Salesflare vs Close (2026)
Salesflare automates data entry so reps don't have to. Close packs phone, email, and SMS into one pipeline for outbound velocity. Here's how to pick between two of the cleanest B2B sales CRMs in 2026.
Salesflare
Intelligent B2B CRM for small and mid-sized sales teams that auto-fills itself from email, calendar, and LinkedIn so reps spend time selling, not logging.
Close
CRM purpose-built for outbound sales. Built-in calling, email sequences, and automation for reps who close deals fast.
TL;DR
- Pick Salesflare if your reps complain about CRM data entry. Auto-logging of emails, meetings, files, and signatures genuinely eliminates 80%+ of manual entry — and the pricing reflects a leaner feature surface.

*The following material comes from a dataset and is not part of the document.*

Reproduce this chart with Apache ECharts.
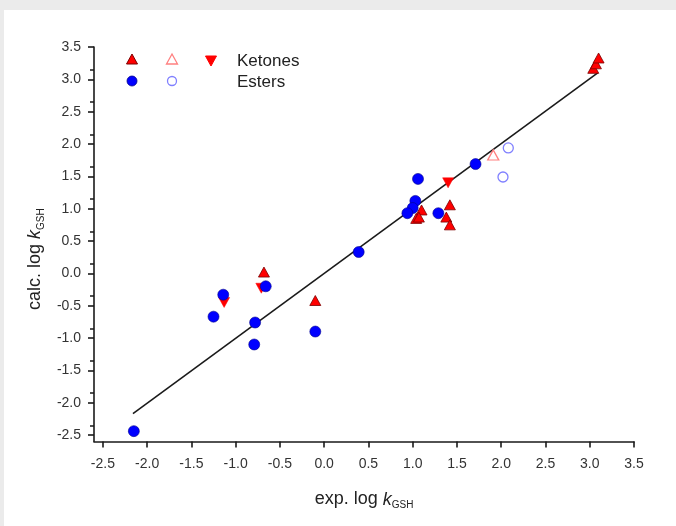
<!DOCTYPE html>
<html>
<head>
<meta charset="utf-8">
<script src="https://cdn.jsdelivr.net/npm/echarts@6/dist/echarts.min.js"></script>
<style>
  html, body { margin: 0; padding: 0; background: #fff; }
  #main { width: 676px; height: 526px; }
</style>
</head>
<body>
<div id="main"></div>
<script>
// exp. log k (x), calc. log k (y)
const ketonesUp = [
    [3.04, 3.17], [3.07, 3.24], [3.10, 3.33],
    [-0.68, 0.02], [-0.10, -0.42],
    [1.10, 0.98], [1.04, 0.85], [1.07, 0.87],
    [1.42, 1.06], [1.38, 0.87], [1.42, 0.75]
];
const ketonesOpen = [[1.91, 1.83]];
const ketonesDown = [[-1.13, -0.45], [-0.71, -0.23], [1.40, 1.40]];
const estersFilled = [
    [-2.15, -2.44], [-1.14, -0.33], [-1.25, -0.67], [-0.66, -0.20],
    [-0.78, -0.76], [-0.79, -1.10], [-0.10, -0.90], [0.39, 0.33],
    [1.06, 1.46], [1.03, 1.12], [1.00, 1.01], [0.94, 0.93],
    [1.29, 0.93], [1.71, 1.69]
];
const estersOpen = [[2.08, 1.94], [2.02, 1.49]];
const fitLine = [[-2.16, -2.17], [3.09, 3.10]];

const xRange = [-2.6, 3.5];
const yRange = [-2.6, 3.5];
const tickValues = [-2.5, -2, -1.5, -1, -0.5, 0, 0.5, 1, 1.5, 2, 2.5, 3, 3.5];

const FONT = 'Liberation Sans, Arial, sans-serif';

let chart = echarts.init(document.getElementById('main'), null, { renderer: 'canvas' });

function axisName(text) {
    return text + ' {k|k}{sub|GSH}';
}

const nameRich = {
    k: { fontFamily: FONT, fontSize: 18, fontStyle: 'italic', color: '#222' },
    sub: { fontFamily: FONT, fontSize: 10, color: '#222', padding: [12, 0, 0, 0] }
};

let option = {
    backgroundColor: '#fff',
    animation: false,
    grid: { left: 94, top: 47, width: 540, height: 394.5 },
    xAxis: {
        type: 'value',
        min: xRange[0],
        max: xRange[1],
        interval: 0.5,
        name: axisName('exp. log'),
        nameLocation: 'middle',
        nameGap: 47,
        nameTextStyle: { fontFamily: FONT, fontSize: 18, color: '#222', rich: nameRich },
        axisLine: { show: true, onZero: false, lineStyle: { color: '#1a1a1a', width: 1.6 } },
        axisTick: { show: true, inside: false, length: 6, lineStyle: { color: '#1a1a1a', width: 1.6 },
            customValues: tickValues },
        axisLabel: {
            fontFamily: FONT, fontSize: 14, color: '#333', margin: 16,
            customValues: tickValues,
            formatter: v => v.toFixed(1)
        },
        splitLine: { show: false }
    },
    yAxis: {
        type: 'value',
        min: yRange[0],
        max: yRange[1],
        interval: 0.5,
        name: axisName('calc. log'),
        nameLocation: 'middle',
        nameRotate: 90,
        nameGap: 47,
        nameTextStyle: { fontFamily: FONT, fontSize: 18, color: '#222', rich: nameRich, padding: [0, 30, 0, 0] },
        axisLine: { show: true, onZero: false, lineStyle: { color: '#1a1a1a', width: 1.6 } },
        axisTick: { show: true, inside: false, length: 6, lineStyle: { color: '#1a1a1a', width: 1.6 },
            customValues: tickValues },
        minorTick: { show: true, splitNumber: 2, length: 4, lineStyle: { color: '#1a1a1a', width: 1.5 } },
        axisLabel: {
            fontFamily: FONT, fontSize: 14, color: '#333', margin: 13,
            customValues: tickValues,
            formatter: v => v.toFixed(1)
        },
        splitLine: { show: false }
    },
    graphic: [
        // grey page frame
        { type: 'rect', shape: { x: 0, y: 0, width: 676, height: 10 }, style: { fill: '#ebebeb' }, silent: true },
        { type: 'rect', shape: { x: 0, y: 0, width: 4, height: 526 }, style: { fill: '#ebebeb' }, silent: true },
        // legend
        { type: 'polygon', shape: { points: [[132, 54], [137.5, 64], [126.5, 64]] }, style: { fill: '#ff0000', stroke: '#7a0000', lineWidth: 1 } },
        { type: 'polygon', shape: { points: [[172, 54], [177.5, 64], [166.5, 64]] }, style: { fill: 'none', stroke: '#ff8080', lineWidth: 1.3 } },
        { type: 'polygon', shape: { points: [[205.5, 56], [216.5, 56], [211, 66]] }, style: { fill: '#ff0000', stroke: '#ff0000', lineWidth: 1 } },
        { type: 'circle', shape: { cx: 132, cy: 81, r: 5 }, style: { fill: '#0000ff', stroke: '#00008b', lineWidth: 0.8 } },
        { type: 'circle', shape: { cx: 172, cy: 81, r: 4.5 }, style: { fill: 'none', stroke: '#8080ff', lineWidth: 1.3 } },
        { type: 'text', x: 237, y: 61, style: { text: 'Ketones', fontFamily: FONT, fontSize: 17, fill: '#222', verticalAlign: 'middle' } },
        { type: 'text', x: 237, y: 82, style: { text: 'Esters', fontFamily: FONT, fontSize: 17, fill: '#222', verticalAlign: 'middle' } }
    ],
    series: [
        {
            name: 'fit',
            type: 'line',
            data: fitLine,
            symbol: 'none',
            lineStyle: { color: '#1a1a1a', width: 1.6 },
            z: 1
        },
        {
            name: 'Ketones',
            type: 'scatter',
            data: ketonesUp,
            symbol: 'triangle',
            symbolSize: [11, 10],
            itemStyle: { color: '#ff0000', borderColor: '#7a0000', borderWidth: 0.8, opacity: 1 },
            z: 3
        },
        {
            name: 'Ketones open',
            type: 'scatter',
            data: ketonesOpen,
            symbol: 'triangle',
            symbolSize: [11, 10],
            itemStyle: { color: 'rgba(0,0,0,0)', borderColor: '#ff8080', borderWidth: 1.3, opacity: 1 },
            z: 3
        },
        {
            name: 'Ketones down',
            type: 'scatter',
            data: ketonesDown,
            symbol: 'triangle',
            symbolRotate: 180,
            symbolSize: [11, 10],
            itemStyle: { color: '#ff0000', borderColor: '#ff0000', borderWidth: 0.5, opacity: 1 },
            z: 3
        },
        {
            name: 'Esters',
            type: 'scatter',
            data: estersFilled,
            symbol: 'circle',
            symbolSize: 11,
            itemStyle: { color: '#0000ff', borderColor: '#00008b', borderWidth: 0.6, opacity: 1 },
            z: 4
        },
        {
            name: 'Esters open',
            type: 'scatter',
            data: estersOpen,
            symbol: 'circle',
            symbolSize: 10,
            itemStyle: { color: 'rgba(0,0,0,0)', borderColor: '#8080ff', borderWidth: 1.3, opacity: 1 },
            z: 3
        }
    ]
};

chart.setOption(option);
</script>
</body>
</html>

- Pick Close if your team's primary motion is calling and you want power dialer + SMS + email sequences in one pane. The price premium pays for itself if reps make 100+ calls per day.
Pricing
Salesflare's pricing curve is shallower: Growth ($29/user/mo annual), Pro ($49), Enterprise ($99). Close runs Startup ($49/user/mo annual), Professional ($99), Business ($149), Enterprise ($199). At Pro/Professional — the most common tier — Close is roughly 2x the cost. The Close premium funds the calling stack: included VoIP, power dialer (Professional+), predictive dialer (Business+), and SMS at every tier.
Data automation
Salesflare's defining feature is autopilot data: install the Gmail/Outlook plugin and Salesflare automatically logs emails, meetings, email opens, link clicks, and pulls contact data from email signatures and LinkedIn. Reps don't enter contacts — they just email people. Close has automatic email logging too, but the rest of the data work (calls excluded) still leans on rep input or sequences.
Calling and phone
Close is built around calling. Native VoIP with power dialer (click through a list of leads as fast as you can hang up) and predictive dialer (auto-dials multiple lines, drops a rep into the first answer). Built-in call recording, transcription, and search. 2026 added regional compliance filters that flag local telemarketing-law restrictions automatically. Salesflare has no native dialer — you'd pair it with Aircall, Kixie, or Dialpad, which works but costs extra and adds a tab.
Email sequences
Both ship multi-step email sequences. Salesflare's send through your connected mailbox (Gmail/Outlook), which lands in the primary inbox more reliably than third-party SMTP. Close's sequences ship through their infrastructure but can also send via your connected mailbox; the upside is they integrate with the dialer and SMS in one workflow. If you only need email, Salesflare's deliverability is slightly better; if you need multichannel, Close wins.
Pipeline and reporting
Close's pipeline view is sales-rep-first: deal cards, Smart Views (saved filters that double as lead queues), and Opportunity dashboards. Salesflare's pipeline is account-first: every deal shows the account, the people involved, and the conversation timeline. Reporting on Close is more granular (calls made, talk time, connect rate) — fits sales managers who coach on activity. Salesflare's reporting is more strategic (account health, pipeline velocity).
Mobile and offline
Salesflare's mobile app is genuinely excellent — many reps run their day from it. Close's mobile app exists and covers basics but is not the primary surface; the desktop dialer is where the value lives. If your reps are field-heavy, Salesflare's mobile experience is a real differentiator.
Integrations
Close has tighter native integrations with calling/sales tools (Zapier, HubSpot, Slack, plus a public API). Salesflare has cleaner Google Workspace integration and native LinkedIn sidebar. Both ship Zapier and webhooks, so most stacks work either way — the question is whether you want the integration to be native or hop through a layer.
Who should pick what
- Outbound SDR team, 50+ calls/day per rep → Close. The dialer pays for itself.
- B2B SaaS account exec team, $20K+ ACV → Salesflare. Auto-logging frees the rep to actually think.
- 2–5 person founder-led sales → Salesflare. Cheaper, less to configure, mobile-first.
- Inside sales agency or BDR-as-a-service → Close. The dialer + reporting fit the operating model.
- Field sales with heavy in-meeting CRM use → Salesflare. The mobile app and auto-capture work where Close's desktop UI doesn't.
Bottom line
Close and Salesflare both target B2B sales teams that have outgrown spreadsheets but find HubSpot bloated — but they bet on different ends of the same problem. Close says "give reps the best calling stack." Salesflare says "remove all the data entry." If you know which of those is your team's actual bottleneck, the choice picks itself.